══ Extracted records
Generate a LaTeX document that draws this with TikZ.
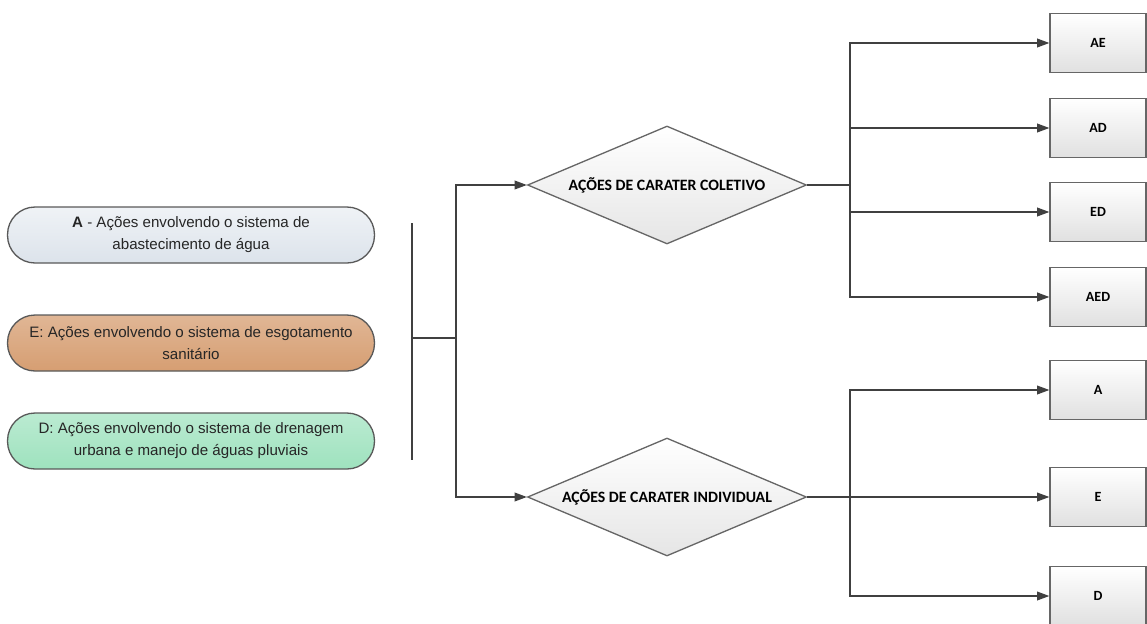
════
══ Extracted records
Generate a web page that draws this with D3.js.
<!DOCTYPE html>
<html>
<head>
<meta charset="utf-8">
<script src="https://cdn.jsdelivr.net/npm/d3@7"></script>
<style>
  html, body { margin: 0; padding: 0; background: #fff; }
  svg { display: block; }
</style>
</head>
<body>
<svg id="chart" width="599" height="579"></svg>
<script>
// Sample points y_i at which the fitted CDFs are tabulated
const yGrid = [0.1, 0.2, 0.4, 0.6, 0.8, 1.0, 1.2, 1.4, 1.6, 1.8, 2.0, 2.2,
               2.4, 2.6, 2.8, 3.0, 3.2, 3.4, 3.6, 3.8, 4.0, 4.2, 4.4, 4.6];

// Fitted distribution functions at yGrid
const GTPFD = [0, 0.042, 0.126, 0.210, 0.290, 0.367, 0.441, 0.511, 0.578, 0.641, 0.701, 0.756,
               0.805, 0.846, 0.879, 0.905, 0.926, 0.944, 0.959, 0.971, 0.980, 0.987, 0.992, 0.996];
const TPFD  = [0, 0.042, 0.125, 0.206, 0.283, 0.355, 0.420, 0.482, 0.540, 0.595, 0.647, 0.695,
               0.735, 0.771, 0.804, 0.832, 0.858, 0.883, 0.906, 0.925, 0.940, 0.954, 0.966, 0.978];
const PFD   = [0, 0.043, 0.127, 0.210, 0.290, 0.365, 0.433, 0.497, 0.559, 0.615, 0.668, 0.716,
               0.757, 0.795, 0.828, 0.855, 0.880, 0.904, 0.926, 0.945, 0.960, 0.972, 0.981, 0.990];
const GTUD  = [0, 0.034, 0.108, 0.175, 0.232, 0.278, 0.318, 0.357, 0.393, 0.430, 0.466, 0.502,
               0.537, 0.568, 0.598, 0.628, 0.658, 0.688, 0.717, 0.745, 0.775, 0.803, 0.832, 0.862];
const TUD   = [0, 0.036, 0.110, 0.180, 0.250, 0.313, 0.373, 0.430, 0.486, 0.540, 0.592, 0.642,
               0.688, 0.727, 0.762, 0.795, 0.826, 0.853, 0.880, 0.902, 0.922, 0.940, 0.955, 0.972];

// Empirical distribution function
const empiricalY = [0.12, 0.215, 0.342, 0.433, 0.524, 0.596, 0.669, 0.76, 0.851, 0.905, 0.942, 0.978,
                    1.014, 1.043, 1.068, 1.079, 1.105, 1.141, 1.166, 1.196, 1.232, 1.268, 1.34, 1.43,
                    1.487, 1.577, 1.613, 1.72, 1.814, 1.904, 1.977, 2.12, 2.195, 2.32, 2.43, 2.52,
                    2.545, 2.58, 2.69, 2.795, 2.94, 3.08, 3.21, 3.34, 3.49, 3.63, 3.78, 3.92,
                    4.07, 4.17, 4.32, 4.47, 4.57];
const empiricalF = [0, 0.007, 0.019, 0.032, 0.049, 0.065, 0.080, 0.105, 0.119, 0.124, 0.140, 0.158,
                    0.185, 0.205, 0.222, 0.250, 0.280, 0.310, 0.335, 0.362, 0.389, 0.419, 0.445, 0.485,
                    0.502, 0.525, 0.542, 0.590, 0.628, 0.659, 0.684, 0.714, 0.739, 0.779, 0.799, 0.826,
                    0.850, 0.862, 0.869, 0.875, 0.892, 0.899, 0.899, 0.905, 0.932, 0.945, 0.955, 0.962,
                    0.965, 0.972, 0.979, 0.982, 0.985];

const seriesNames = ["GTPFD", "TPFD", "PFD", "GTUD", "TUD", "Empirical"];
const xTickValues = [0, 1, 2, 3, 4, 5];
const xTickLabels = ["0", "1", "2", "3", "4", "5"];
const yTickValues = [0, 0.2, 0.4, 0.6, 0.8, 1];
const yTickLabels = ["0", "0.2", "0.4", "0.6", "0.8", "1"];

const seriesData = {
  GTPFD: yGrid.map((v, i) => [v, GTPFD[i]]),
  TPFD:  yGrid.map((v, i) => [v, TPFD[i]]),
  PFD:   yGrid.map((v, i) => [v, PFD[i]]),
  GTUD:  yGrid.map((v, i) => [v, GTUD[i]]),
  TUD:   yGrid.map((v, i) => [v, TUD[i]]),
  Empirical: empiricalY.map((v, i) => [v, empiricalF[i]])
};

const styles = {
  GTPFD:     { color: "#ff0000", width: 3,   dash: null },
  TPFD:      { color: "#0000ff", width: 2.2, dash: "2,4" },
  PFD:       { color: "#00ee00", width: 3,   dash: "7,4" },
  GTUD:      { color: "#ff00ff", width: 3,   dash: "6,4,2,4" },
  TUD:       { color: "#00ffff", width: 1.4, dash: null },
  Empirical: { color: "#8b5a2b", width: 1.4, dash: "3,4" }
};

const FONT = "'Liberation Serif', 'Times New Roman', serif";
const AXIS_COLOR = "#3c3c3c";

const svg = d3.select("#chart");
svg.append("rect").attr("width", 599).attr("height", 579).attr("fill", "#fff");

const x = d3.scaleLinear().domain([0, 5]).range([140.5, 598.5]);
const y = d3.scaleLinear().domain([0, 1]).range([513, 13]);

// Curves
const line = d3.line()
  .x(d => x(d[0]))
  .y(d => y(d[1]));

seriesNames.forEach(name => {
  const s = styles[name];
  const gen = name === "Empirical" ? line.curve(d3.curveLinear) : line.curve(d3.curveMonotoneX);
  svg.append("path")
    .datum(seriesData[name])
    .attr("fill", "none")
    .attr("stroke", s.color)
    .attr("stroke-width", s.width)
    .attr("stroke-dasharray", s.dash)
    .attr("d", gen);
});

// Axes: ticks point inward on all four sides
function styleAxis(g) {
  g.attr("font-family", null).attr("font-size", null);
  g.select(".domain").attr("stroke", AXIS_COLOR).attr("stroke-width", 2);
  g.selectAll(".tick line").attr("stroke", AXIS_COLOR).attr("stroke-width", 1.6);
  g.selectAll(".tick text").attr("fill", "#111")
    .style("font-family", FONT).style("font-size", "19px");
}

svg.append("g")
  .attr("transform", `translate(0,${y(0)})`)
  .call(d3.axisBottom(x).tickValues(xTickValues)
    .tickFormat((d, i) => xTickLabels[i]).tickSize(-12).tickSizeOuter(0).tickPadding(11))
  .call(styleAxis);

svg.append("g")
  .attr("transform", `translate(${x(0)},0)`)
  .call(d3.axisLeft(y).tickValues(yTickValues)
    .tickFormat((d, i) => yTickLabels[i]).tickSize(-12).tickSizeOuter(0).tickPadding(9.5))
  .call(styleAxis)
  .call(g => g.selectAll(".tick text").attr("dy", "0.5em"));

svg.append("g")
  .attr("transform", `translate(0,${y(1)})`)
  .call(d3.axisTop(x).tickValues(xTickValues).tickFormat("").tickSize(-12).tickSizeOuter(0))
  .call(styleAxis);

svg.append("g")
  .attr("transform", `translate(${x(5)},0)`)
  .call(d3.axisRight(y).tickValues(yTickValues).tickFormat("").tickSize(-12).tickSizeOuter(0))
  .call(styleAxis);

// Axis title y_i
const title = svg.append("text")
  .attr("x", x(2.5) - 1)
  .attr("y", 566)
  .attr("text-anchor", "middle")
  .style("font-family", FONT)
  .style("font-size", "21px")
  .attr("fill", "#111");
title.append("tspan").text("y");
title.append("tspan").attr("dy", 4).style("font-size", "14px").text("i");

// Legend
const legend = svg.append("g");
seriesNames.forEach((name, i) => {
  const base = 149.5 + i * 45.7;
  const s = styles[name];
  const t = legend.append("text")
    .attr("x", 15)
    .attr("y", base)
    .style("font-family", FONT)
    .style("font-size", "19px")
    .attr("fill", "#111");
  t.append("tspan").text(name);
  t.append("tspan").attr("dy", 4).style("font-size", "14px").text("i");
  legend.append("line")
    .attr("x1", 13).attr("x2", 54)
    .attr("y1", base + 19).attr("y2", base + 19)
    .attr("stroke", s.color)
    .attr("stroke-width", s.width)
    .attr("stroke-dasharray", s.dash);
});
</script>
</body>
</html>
════
Among the entries above, locate the lines containing "Generate a web" and "4.2, 4.4, 4.6];", and transcribe exactly those two lines and all lines between.

Output:
Generate a web page that draws this with D3.js.
<!DOCTYPE html>
<html>
<head>
<meta charset="utf-8">
<script src="https://cdn.jsdelivr.net/npm/d3@7"></script>
<style>
  html, body { margin: 0; padding: 0; background: #fff; }
  svg { display: block; }
</style>
</head>
<body>
<svg id="chart" width="599" height="579"></svg>
<script>
// Sample points y_i at which the fitted CDFs are tabulated
const yGrid = [0.1, 0.2, 0.4, 0.6, 0.8, 1.0, 1.2, 1.4, 1.6, 1.8, 2.0, 2.2,
               2.4, 2.6, 2.8, 3.0, 3.2, 3.4, 3.6, 3.8, 4.0, 4.2, 4.4, 4.6];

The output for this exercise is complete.